Sadly, as with so many of our debates, this one has quickly degenerated into cheap attacks. Take, for instance, this tweet from Vox’s David Roberts: “The American South has always been the most barbaric, backward region in any developed democracy. Can we admit that now?” Somehow, Roberts managed to connect a racist lunatic with a gun and a Civil War era symbol to a whole region of our country and its prevailing cultural sensibilities. Thankfully, CNN ran a much more nuanced piece on the history of the Confederate flag, which, it turns out, is not the Confederate flag at all, but the battle flag of General Robert E. Lee’s army unit. David Brooks of The New York Times provided us with a thoughtful biographical analysis of General Lee – both the good and the ugly.

I, for one, though I certainly see and would uphold the value in preserving the history of the Confederate flag, am not quite sure why this particular flag needs to fly outside the South Carolina State Capitol, especially when it is a reminder of terrible pain and division to so many. Preserving history is more the job of museums than it is of flagpoles outside capitol buildings.

But there is more here than just a debate over a flag. For out of this debate, a broader trend has once again emerged that deeply troubles me. Our cultural conversations have become so anemic and, in many instances, so vile that they are often of little to no value. Politically, sociologically, and morally, we have divided ourselves into traditional and progressive camps, loathe to admit that there is any worth, insight, or righteousness on the side to which we are opposed.

I happen to come from the generally progressive Pacific Northwest while finding myself much more at ease now living in the generally traditional state of Texas. This does not mean, however, that progressivism has nothing to teach me. I think of Senator Robert F. Kennedy’s speech at the University of Kansas in 1968:

Our Gross National Product, now, is over $800 billion dollars a year.  But that Gross National Product – if we judge the United States of America by that – that Gross National Product counts air pollution and cigarette advertising, and ambulances to clear our highways of carnage.  It counts special locks for our doors and the jails for the people who break them.  It counts the destruction of the redwood and the loss of our natural wonder in chaotic sprawl.  It counts napalm and counts nuclear warheads and armored cars for the police to fight the riots in our cities.  It counts Whitman’s rifle and Speck’s knife, and the television programs which glorify violence in order to sell toys to our children.  Yet the Gross National Product does not allow for the health of our children, the quality of their education, or the joy of their play.  It does not include the beauty of our poetry or the strength of our marriages, the intelligence of our public debate or the integrity of our public officials.  It measures neither our wit nor our courage, neither our wisdom nor our learning, neither our compassion nor our devotion to our country.
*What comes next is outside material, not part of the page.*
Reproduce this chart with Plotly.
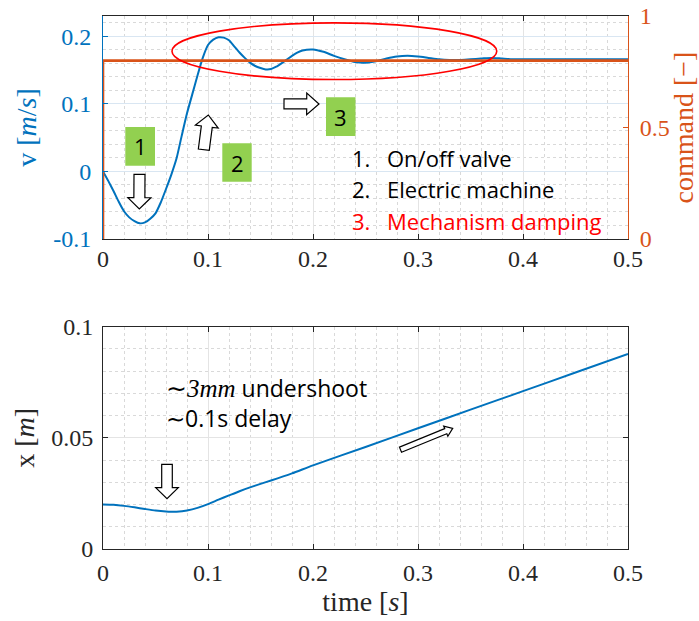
import math
import plotly.graph_objects as go

# ---------------- data ----------------
t_v = [0, 0.005, 0.01, 0.015, 0.02, 0.025, 0.03, 0.035, 0.04, 0.045, 0.05, 0.055,
       0.06, 0.065, 0.07, 0.075, 0.08, 0.085, 0.09, 0.095, 0.1, 0.105, 0.11, 0.115,
       0.12, 0.125, 0.13, 0.135, 0.14, 0.145, 0.15, 0.155, 0.16, 0.165, 0.17, 0.175,
       0.18, 0.185, 0.19, 0.2, 0.21, 0.22, 0.23, 0.24, 0.25, 0.26, 0.27, 0.28, 0.29,
       0.3, 0.31, 0.32, 0.33, 0.34, 0.35, 0.36, 0.37, 0.38, 0.39, 0.4, 0.45, 0.5]
v = [0, -0.014, -0.029, -0.045, -0.059, -0.068, -0.0735, -0.0768, -0.0755, -0.070,
     -0.062, -0.046, -0.026, -0.005, 0.019, 0.053, 0.086, 0.114, 0.142, 0.168, 0.187,
     0.195, 0.1985, 0.198, 0.194, 0.185, 0.176, 0.168, 0.161, 0.156, 0.153, 0.151,
     0.1515, 0.155, 0.160, 0.1655, 0.171, 0.1757, 0.179, 0.1805, 0.177, 0.171, 0.166,
     0.162, 0.161, 0.163, 0.167, 0.170, 0.171, 0.170, 0.168, 0.166, 0.165, 0.165,
     0.166, 0.167, 0.168, 0.167, 0.166, 0.166, 0.166, 0.166]

cmd_t = [0, 0, 0.5]
cmd = [0, 0.8, 0.8]

t_x = [0, 0.01, 0.02, 0.03, 0.04, 0.05, 0.06, 0.065, 0.07, 0.08, 0.09, 0.1, 0.11,
       0.12, 0.13, 0.14, 0.15, 0.16, 0.18, 0.2, 0.25, 0.3, 0.35, 0.4, 0.45, 0.5]
x_pos = [0.0200, 0.01986, 0.0194, 0.01875, 0.0180, 0.0173, 0.01684, 0.01675, 0.0168,
         0.01735, 0.0185, 0.0202, 0.0222, 0.0241, 0.0260, 0.0277, 0.0293, 0.0308,
         0.0340, 0.0376, 0.0459, 0.0543, 0.0627, 0.0710, 0.0794, 0.0877]

t_ticks = [0, 0.1, 0.2, 0.3, 0.4, 0.5]
t_ticktext = ["0", "0.1", "0.2", "0.3", "0.4", "0.5"]
v_ticks = [-0.1, 0, 0.1, 0.2]
v_ticktext = ["-0.1", "0", "0.1", "0.2"]
cmd_ticks = [0, 0.5, 1]
cmd_ticktext = ["0", "0.5", "1"]
x_ticks = [0, 0.05, 0.1]
x_ticktext = ["0", "0.05", "0.1"]

legend_nums = ["1.", "2.", "3."]
legend_items = ["On/off valve", "Electric machine", "Mechanism damping"]
legend_colors = ["black", "black", "#FF0000"]
box_labels = ["1", "2", "3"]

# ---------------- layout geometry ----------------
W, H = 699, 621
ML, MR, MT, MB = 103, 71, 16, 72
PW, PH = W - ML - MR, H - MT - MB

def px(xp):
    return (xp - ML) / PW

def py(yp):
    return (H - MB - yp) / PH

TOP_DOM = [py(239), 1.0]
BOT_DOM = [0.0, py(326.7)]

BLUE = "#0072BD"
ORANGE = "#D95319"
DARK = "#262626"
SERIF = "Liberation Serif"
SANS = "Open Sans"

fig = go.Figure()
fig.add_trace(go.Scatter(x=cmd_t, y=cmd, mode="lines", xaxis="x", yaxis="y3",
                         line=dict(color=ORANGE, width=2.6), showlegend=False))
fig.add_trace(go.Scatter(x=t_v, y=v, mode="lines", xaxis="x", yaxis="y",
                         line=dict(color=BLUE, width=2, shape="spline", smoothing=0.6),
                         showlegend=False))
fig.add_trace(go.Scatter(x=t_x, y=x_pos, mode="lines", xaxis="x2", yaxis="y2",
                         line=dict(color=BLUE, width=2, shape="spline", smoothing=0.6),
                         showlegend=False))

tickfont = dict(family=SERIF, size=24, color=DARK)
titlefont = dict(family=SERIF, size=28, color=DARK)
minor_x = dict(dtick=0.02, showgrid=True, gridcolor="#d9d9d9", griddash="dot", gridwidth=1)

common_x = dict(range=[0, 0.5], tickvals=t_ticks, ticktext=t_ticktext, ticks="inside",
                ticklen=5, tickcolor=DARK, showline=True, linecolor=DARK, linewidth=1,
                mirror="ticks", showgrid=True, gridcolor="#e4e4e4", gridwidth=1,
                minor=minor_x, tickfont=tickfont, zeroline=False, automargin=False)

fig.update_layout(
    width=W, height=H, margin=dict(l=ML, r=MR, t=MT, b=MB, autoexpand=False),
    paper_bgcolor="white", plot_bgcolor="white", showlegend=False,
    xaxis=dict(common_x, anchor="y", domain=[0, 1], ticklabelstandoff=-2),
    xaxis2=dict(common_x, anchor="y2", domain=[0, 1], ticklabelstandoff=2,
                title=dict(text="time [<i>s</i>]", font=titlefont, standoff=4)),
    yaxis=dict(domain=TOP_DOM, anchor="x", range=[-0.1, 0.23], tickvals=v_ticks,
               ticktext=v_ticktext, ticks="inside", ticklen=5, tickcolor=BLUE,
               showline=True, linecolor=BLUE, linewidth=1, mirror=False,
               showgrid=True, gridcolor="#d9e6f2", zeroline=False, automargin=False,
               minor=dict(dtick=0.02, showgrid=True, gridcolor="#d9d9d9", griddash="dot"),
               tickfont=dict(family=SERIF, size=24, color=BLUE), ticklabelstandoff=6,
               title=dict(text="v [<i>m</i>/<i>s</i>]",
                          font=dict(family=SERIF, size=28, color=BLUE), standoff=8)),
    yaxis3=dict(overlaying="y", anchor="x", side="right", range=[0, 1],
                tickvals=cmd_ticks, ticktext=cmd_ticktext, ticks="inside", ticklen=5,
                tickcolor=ORANGE, showline=True, linecolor=ORANGE, linewidth=1,
                showgrid=False, zeroline=False, automargin=False,
                tickfont=dict(family=SERIF, size=24, color=ORANGE), ticklabelstandoff=6,
                title=dict(text="command [\u2212]",
                           font=dict(family=SERIF, size=28, color=ORANGE), standoff=6)),
    yaxis2=dict(domain=BOT_DOM, anchor="x2", range=[0, 0.1], tickvals=x_ticks,
                ticktext=x_ticktext, ticks="inside", ticklen=5, tickcolor=DARK,
                showline=True, linecolor=DARK, linewidth=1, mirror="ticks",
                showgrid=True, gridcolor="#e4e4e4", zeroline=False, automargin=False,
                minor=dict(dtick=0.01, showgrid=True, gridcolor="#d9d9d9", griddash="dot"),
                tickfont=tickfont, ticklabelstandoff=4,
                title=dict(text="x [<i>m</i>]", font=titlefont, standoff=8)),
)

shapes = []
annotations = []

# red ellipse around oscillations (data coords of top plot)
shapes.append(dict(type="circle", xref="x", yref="y", x0=0.0657, x1=0.375,
                   y0=0.136, y1=0.2199, line=dict(color="#FF0000", width=1.6),
                   fillcolor="rgba(0,0,0,0)", layer="above"))

# green number boxes (pixel positions)
boxes = [(125.3, 155.0, 127.0, 165.7), (222.3, 251.7, 143.3, 181.7), (326.0, 355.5, 97.3, 136.0)]
for (x0, x1, y0, y1), lab in zip(boxes, box_labels):
    shapes.append(dict(type="rect", xref="paper", yref="paper", x0=px(x0), x1=px(x1),
                       y0=py(y1), y1=py(y0), fillcolor="#92D050", line=dict(width=0),
                       layer="above"))
    annotations.append(dict(xref="paper", yref="paper", x=px((x0 + x1) / 2),
                            y=py((y0 + y1) / 2), text=lab, showarrow=False,
                            font=dict(family=SANS, size=22, color="black"),
                            xanchor="center", yanchor="middle"))

# hollow block arrows (pixel positions: tail, tip, shaft width, head width, head length)
def arrow_path(tail, tip, sw, hw, hl):
    dx, dy = tip[0] - tail[0], tip[1] - tail[1]
    L = math.hypot(dx, dy)
    ux, uy = dx / L, dy / L
    nx, ny = -uy, ux
    bx, by = tip[0] - ux * hl, tip[1] - uy * hl
    pts = [
        (tail[0] + nx * sw / 2, tail[1] + ny * sw / 2),
        (bx + nx * sw / 2, by + ny * sw / 2),
        (bx + nx * hw / 2, by + ny * hw / 2),
        tip,
        (bx - nx * hw / 2, by - ny * hw / 2),
        (bx - nx * sw / 2, by - ny * sw / 2),
        (tail[0] - nx * sw / 2, tail[1] - ny * sw / 2),
    ]
    return "M " + " L ".join(f"{px(a):.5f},{py(b):.5f}" for a, b in pts) + " Z"

arrows = [
    ((139.5, 174.3), (139.3, 209.0), 11, 23, 11.3),
    ((203.8, 149.7), (208.3, 115.0), 11, 23, 11.7),
    ((284.0, 103.8), (319.0, 104.0), 10, 21.7, 12.3),
    ((167.0, 464.3), (167.0, 498.7), 10.6, 22.6, 11.0),
    ((400.5, 449.7), (452.7, 428.3), 5.5, 11, 7.5),
]
for tail, tip, sw, hw, hl in arrows:
    shapes.append(dict(type="path", xref="paper", yref="paper",
                       path=arrow_path(tail, tip, sw, hw, hl), fillcolor="white",
                       line=dict(color="black", width=1.2), layer="above"))

# legend-like text list
base_y = [157.5, 189.2, 220.8]
for num, item, col, yy in zip(legend_nums, legend_items, legend_colors, base_y):
    annotations.append(dict(xref="paper", yref="paper", x=px(350), y=py(yy), text=num,
                            showarrow=False, xanchor="left", yanchor="middle",
                            font=dict(family=SANS, size=22, color=col)))
    annotations.append(dict(xref="paper", yref="paper", x=px(385), y=py(yy), text=item,
                            showarrow=False, xanchor="left", yanchor="middle",
                            font=dict(family=SANS, size=22, color=col)))

# bottom plot note
note_lines = [
    "<span style='font-family:Liberation Serif;font-size:25px'>\u223c<i>3mm</i></span> undershoot",
    "<span style='font-family:Liberation Serif'>\u223c</span>0.1s delay",
]
for txt, yy in zip(note_lines, [387.5, 417.5]):
    annotations.append(dict(xref="paper", yref="paper", x=px(164), y=py(yy), text=txt,
                            showarrow=False, xanchor="left", yanchor="middle",
                            font=dict(family=SANS, size=23, color="black")))

fig.update_layout(shapes=shapes, annotations=annotations)
fig.write_html("out.html")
It measures everything, in short, except that which makes life worthwhile.

Senator Kennedy may have been progressive, but it is hard to find sharper moral clarity than his. Traditionalists need to listen. Likewise, in what may come as a surprise to David Roberts, traditional culture – even when it’s from the South – has a lot that is good and outright charming. Chivalry, Southern manners, and a biblically informed, even if imperfectly so, moral compass are important to the thriving and future of any civilized society. Progressivism needs to take note.

As Christians, no matter what our general cultural sensibilities may be, we will always find ourselves as strangers in the midst of raging culture wars. After all, our first loyalty is not to the sensibilities or hobbyhorses of any particular culture, but to the truth of the Word of God. And God’s Word has a funny way of challenging every culture and every sinner.

Let’s remember that when we fight over flags – or over anything else, for that matter.